Valdosta steps toward 'bike friendly' streets

Emma Wheeler | WCTV Eyewitness News
July 17, 2019

VALDOSTA, Ga. (WCTV) -- South Georgia transportation officials are counting crashes in the area, and it could create some changes.

The Valdosta-Lowndes Metropolitan Planning Organization has released its annual crash report. It analyzes crash data across the VLMPO coverage region across South Georgia.

According to the report, more than 18,000 crashes occurred throughout the region between 2014-2018, including more than 90 fatalities.

More than 20 of those fatalities were of pedestrians, motorcyclists or bicyclists. Officials with VLMPA said these numbers show that these vulnerable commuters are disproportionally affected by fatal crashes.

The City of Valdosta is looking to change that.

There are now several different construction projects under that the city said is an effort to make the area more bicycle and pedestrian friendly.

Some of those include the Patterson Street streetscape project, and sidewalks being construction on Williams Street and Lee Street.

City officials said several more sidewalks projects are in the works.

"Like any place, we want to promote pedestrian safety, quality of like, those kinds of things. We want to make the city a pedestrian-friendly city," said Kevin Tolliver, Engineering Projects Manager.

Tolliver said as these projects are developed, safety for pedestrians is one of their top priorities.

But some bikers said it may not be enough.

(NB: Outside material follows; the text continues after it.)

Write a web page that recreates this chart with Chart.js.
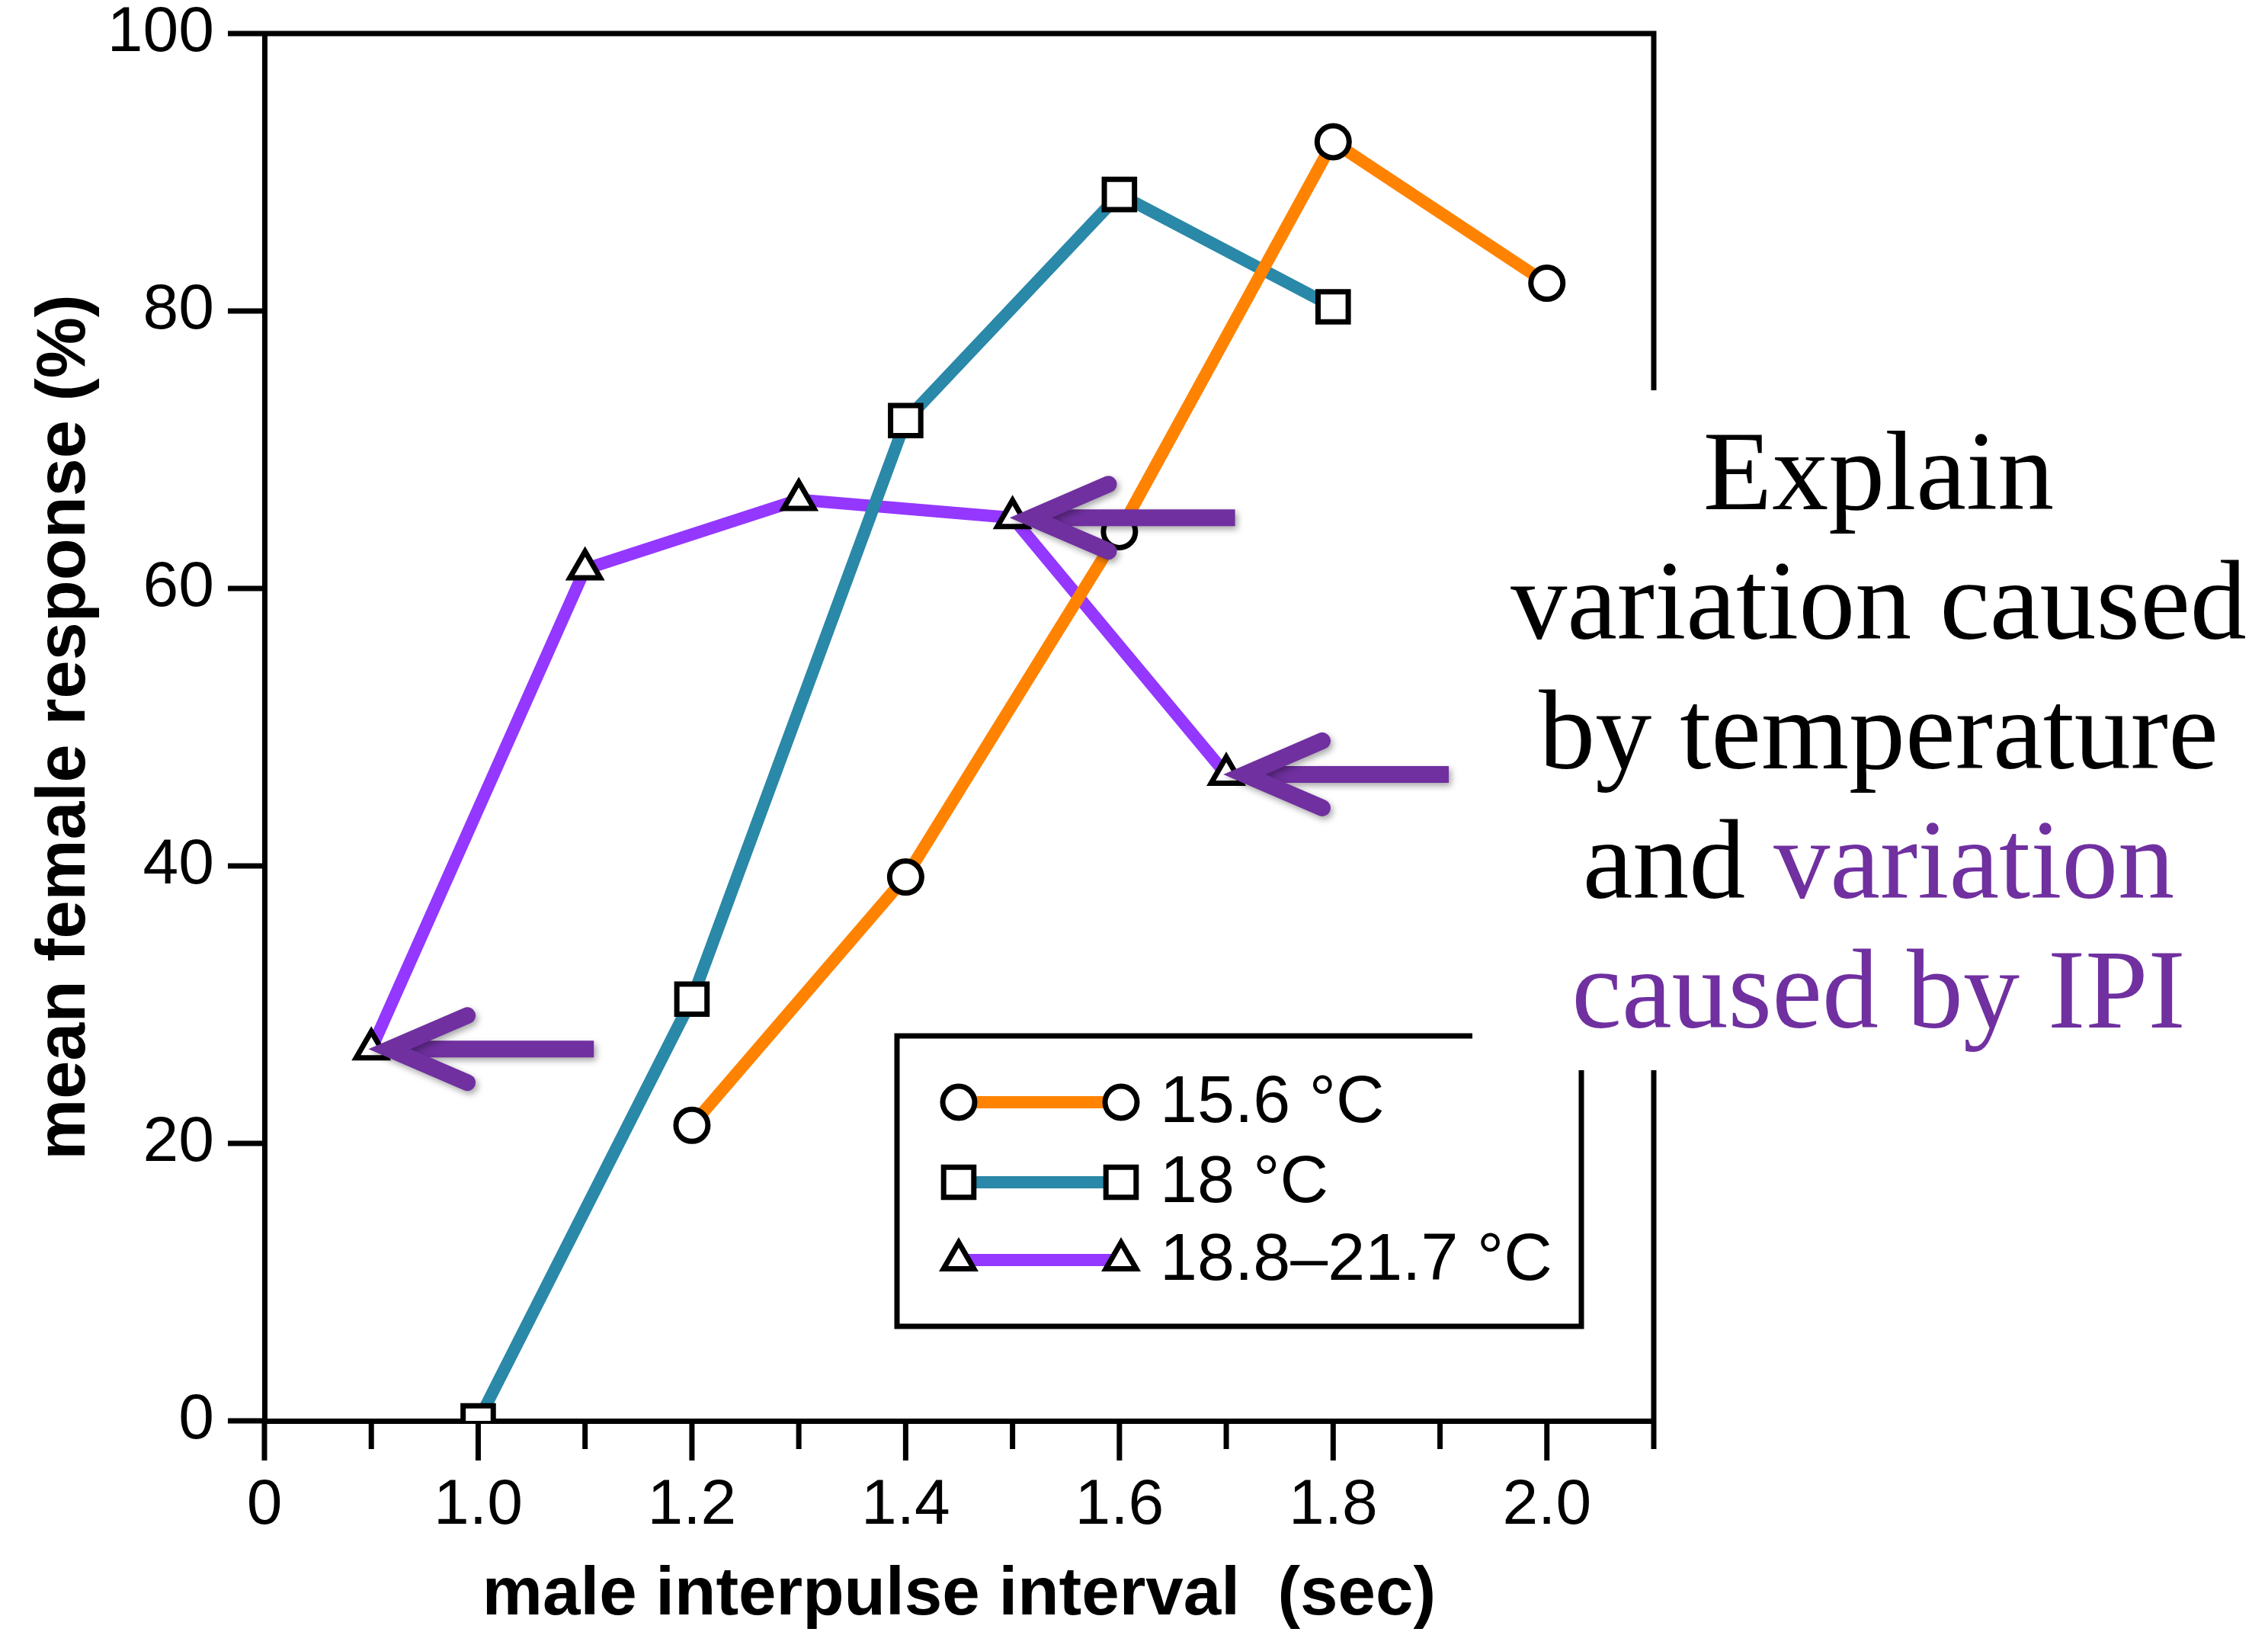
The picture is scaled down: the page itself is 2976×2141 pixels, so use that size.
<!DOCTYPE html>
<html>
<head>
<meta charset="utf-8">
<script src="https://cdn.jsdelivr.net/npm/chart.js@4.4.0/dist/chart.umd.min.js"></script>
<style>
html,body{margin:0;padding:0;background:#fff;}
#wrap{width:2976px;height:2141px;position:relative;background:#fff;}
canvas{display:block;}
</style>
</head>
<body>
<div id="wrap"><canvas id="c" width="2976" height="2141"></canvas></div>
<script>
// ---------------- data ----------------
const seriesLabels = ['15.6 °C', '18 °C', '18.8–21.7 °C'];
const orangeX = [1.2, 1.4, 1.6, 1.8, 2.0];
const orangeY = [21.3, 39.2, 64.1, 92.2, 82.0];
const blueX = [1.0, 1.2, 1.4, 1.6, 1.8];
const blueY = [0, 30.4, 72.1, 88.4, 80.3];
const purpleX = [0.9, 1.1, 1.3, 1.5, 1.7];
const purpleY = [26.8, 61.4, 66.4, 65.1, 46.6];
const xTickValues = [0.8, 0.9, 1.0, 1.1, 1.2, 1.3, 1.4, 1.5, 1.6, 1.7, 1.8, 1.9, 2.0, 2.1];
const xTickLabels = ['0', '', '1.0', '', '1.2', '', '1.4', '', '1.6', '', '1.8', '', '2.0', ''];
const yTickValues = [0, 20, 40, 60, 80, 100];
const xTitle = 'male interpulse interval  (sec)';
const yTitle = 'mean female response (%)';
const arrowPointIndex = [0, 3, 4]; // purple series points that the arrows indicate
const noteLines = [
  [['Explain', 'k']],
  [['variation caused', 'k']],
  [['by temperature', 'k']],
  [['and ', 'k'], ['variation', 'p']],
  [['caused by IPI', 'p']]
];

// ---------------- styles ----------------
const SANS = '"Liberation Sans", Arial, Helvetica, sans-serif';
const SERIF = '"Liberation Serif", "Times New Roman", Times, serif';
const C_ORANGE = '#FF8300';
const C_BLUE = '#2A88A8';
const C_PURPLE = '#9437FF';
const C_NOTE = '#7030A0';
const AXIS_W = 7;

function toPts(xs, ys) { return xs.map((x, i) => ({x: x, y: ys[i]})); }

function markerPath(ctx, style, r, x, y) {
  ctx.beginPath();
  if (style === 'circle') {
    ctx.arc(x, y, r, 0, Math.PI * 2);
  } else if (style === 'rect') {
    const s = Math.SQRT1_2 * r;
    ctx.rect(x - s, y - s, 2 * s, 2 * s);
  } else if (style === 'triangle') {
    ctx.moveTo(x, y - r);
    ctx.lineTo(x + Math.sin(2 * Math.PI / 3) * r, y - Math.cos(2 * Math.PI / 3) * r);
    ctx.lineTo(x + Math.sin(4 * Math.PI / 3) * r, y - Math.cos(4 * Math.PI / 3) * r);
    ctx.closePath();
  }
}

const decorPlugin = {
  id: 'decor',
  beforeDatasetsDraw(chart) {
    const {ctx, chartArea: a, scales: {x, y}} = chart;
    ctx.save();
    ctx.strokeStyle = '#000';
    ctx.lineCap = 'butt';
    // top + right frame
    ctx.lineWidth = AXIS_W;
    ctx.beginPath();
    ctx.moveTo(a.left, a.top);
    ctx.lineTo(a.right, a.top);
    ctx.lineTo(a.right, a.bottom);
    ctx.stroke();
    // y ticks (outside, left)
    ctx.lineWidth = AXIS_W;
    yTickValues.forEach(v => {
      const py = y.getPixelForValue(v);
      ctx.beginPath();
      ctx.moveTo(a.left - 48, py);
      ctx.lineTo(a.left, py);
      ctx.stroke();
    });
    // x ticks (outside, below): long at labelled, short otherwise
    xTickValues.forEach((v, i) => {
      const px = x.getPixelForValue(v);
      const len = xTickLabels[i] ? 52 : 37;
      ctx.beginPath();
      ctx.moveTo(px, a.bottom);
      ctx.lineTo(px, a.bottom + len);
      ctx.stroke();
    });
    ctx.restore();
  },
  afterDraw(chart) {
    const {ctx} = chart;
    const ds = chart.data.datasets;
    ctx.save();
    // ---------- legend ----------
    const L = {left: 1177, top: 1359, right: 2075, bottom: 1740};
    ctx.strokeStyle = '#000';
    ctx.lineWidth = AXIS_W;
    ctx.strokeRect(L.left, L.top, L.right - L.left, L.bottom - L.top);
    const rowY = [1446, 1551, 1653];
    const m1 = 1258, m2 = 1471, tx = 1522;
    ds.forEach((d, i) => {
      const yy = rowY[i];
      ctx.strokeStyle = d.borderColor;
      ctx.lineWidth = d.borderWidth;
      ctx.beginPath();
      ctx.moveTo(m1, yy);
      ctx.lineTo(m2, yy);
      ctx.stroke();
      [m1, m2].forEach(mx => {
        markerPath(ctx, d.pointStyle, d.pointRadius, mx, yy);
        ctx.fillStyle = '#fff';
        ctx.fill();
        ctx.lineWidth = d.pointBorderWidth;
        ctx.strokeStyle = '#000';
        ctx.stroke();
      });
      ctx.fillStyle = '#000';
      ctx.font = '88px ' + SANS;
      ctx.textBaseline = 'middle';
      ctx.textAlign = 'left';
      ctx.fillText(d.label, tx, yy + 2);
    });
    // ---------- arrows ----------
    const meta = chart.getDatasetMeta(2);
    ctx.strokeStyle = C_NOTE;
    ctx.lineWidth = 22;
    ctx.shadowColor = 'rgba(0,0,0,0.35)';
    ctx.shadowBlur = 8;
    ctx.shadowOffsetX = 3;
    ctx.shadowOffsetY = 4;
    arrowPointIndex.forEach(idx => {
      const el = meta.data[idx];
      const tipX = el.x + 24, tipY = el.y;
      ctx.lineCap = 'butt';
      ctx.beginPath();
      ctx.moveTo(tipX + 14, tipY);
      ctx.lineTo(tipX + 268, tipY);
      ctx.stroke();
      ctx.lineCap = 'round';
      ctx.lineJoin = 'miter';
      ctx.beginPath();
      ctx.moveTo(tipX + 102, tipY - 44);
      ctx.lineTo(tipX, tipY);
      ctx.lineTo(tipX + 102, tipY + 44);
      ctx.stroke();
    });
    ctx.shadowColor = 'transparent';
    ctx.shadowBlur = 0;
    ctx.shadowOffsetX = 0;
    ctx.shadowOffsetY = 0;
    // ---------- note box ----------
    ctx.fillStyle = '#fff';
    ctx.fillRect(1932, 512, 2976 - 1932, 1404 - 512);
    ctx.font = '148px ' + SERIF;
    ctx.textBaseline = 'alphabetic';
    ctx.textAlign = 'left';
    const cx = 2465;
    noteLines.forEach((parts, i) => {
      const by = 668 + i * 170;
      const w = parts.reduce((s, p) => s + ctx.measureText(p[0]).width, 0);
      let xx = cx - w / 2;
      parts.forEach(p => {
        ctx.fillStyle = p[1] === 'p' ? C_NOTE : '#000';
        ctx.fillText(p[0], xx, by);
        xx += ctx.measureText(p[0]).width;
      });
    });
    ctx.restore();
  }
};

const common = {
  fill: false,
  tension: 0,
  borderWidth: 16,
  pointBackgroundColor: '#fff',
  pointBorderColor: '#000',
  pointBorderWidth: 7,
  pointHoverRadius: 0
};

new Chart(document.getElementById('c'), {
  type: 'line',
  data: {
    datasets: [
      Object.assign({label: seriesLabels[0], data: toPts(orangeX, orangeY), borderColor: C_ORANGE, pointStyle: 'circle', pointRadius: 21}, common),
      Object.assign({label: seriesLabels[1], data: toPts(blueX, blueY), borderColor: C_BLUE, pointStyle: 'rect', pointRadius: 28}, common),
      Object.assign({label: seriesLabels[2], data: toPts(purpleX, purpleY), borderColor: C_PURPLE, pointStyle: 'triangle', pointRadius: 23}, common)
    ]
  },
  options: {
    responsive: false,
    animation: false,
    devicePixelRatio: 1,
    layout: {padding: {top: 44, right: 806, left: 0, bottom: 0}},
    plugins: {legend: {display: false}, tooltip: {enabled: false}},
    scales: {
      x: {
        type: 'linear',
        min: 0.8,
        max: 2.1,
        afterBuildTicks(s) { s.ticks = xTickValues.map(v => ({value: v})); },
        afterFit(s) { s.height = 277; s.paddingLeft = 0; s.paddingRight = 0; },
        grid: {display: false, drawTicks: false},
        border: {display: true, color: '#000', width: AXIS_W},
        ticks: {
          autoSkip: false, maxRotation: 0, minRotation: 0, padding: 70, color: '#000',
          font: {family: SANS, size: 84, lineHeight: 1},
          callback: (v, i) => xTickLabels[i]
        },
        title: {display: true, text: xTitle, color: '#000', font: {family: SANS, size: 89, weight: 'bold', lineHeight: 1}, padding: {top: 0, bottom: 3}}
      },
      y: {
        type: 'linear',
        min: 0,
        max: 100,
        afterBuildTicks(s) { s.ticks = yTickValues.map(v => ({value: v})); },
        afterFit(s) { s.width = 347; s.paddingTop = 0; s.paddingBottom = 0; },
        grid: {display: false, drawTicks: false},
        border: {display: true, color: '#000', width: AXIS_W},
        ticks: {
          padding: 66, color: '#000',
          font: {family: SANS, size: 84, lineHeight: 1},
          callback: (v) => String(v)
        },
        title: {display: true, text: yTitle, color: '#000', font: {family: SANS, size: 90, weight: 'bold', lineHeight: 1}, padding: {top: 41, bottom: 0}}
      }
    }
  },
  plugins: [decorPlugin]
});
</script>
</body>
</html>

"There's a lot of people who ride just for the fitness of it, then you have a lot of people who have to use their bikes to get to and from work, and then there's a lot of people who are just neighborhood recreational riders," said Blake Waagner.

Waagner owns Valdosta Bike Center. He said even with some improvements, many bikers avoid riding in the city because of traffic, and safety concerns around drivers.

But as the community, and Valdosta State University, continue to grow, many bikers hope more improvements will follow.

"It would be beneficial for everybody if there were a few more bikes on the road. It would reduce traffic, it would just be easier for everybody, and hopefully the infrastructure starts getting changed for that," Waagner said. "There's a big disconnect, because I've had, my friends, customers, my friends, we've had incidents with drivers who don't think bikes should be on the roads, but I think it's a lack of knowledge when it comes to that kind of stuff, or maybe just a little bit ignorance."

Waagner said it could be as easy as installing more signs that read, "share the road," to raise awareness of how bikers should be treated on the roads.

VLMPO officials said, while engineering improvements can help reduce crashes, it's also important for drivers to make sure they're paying attention to their surroundings, and watching out for vulnerable commuters.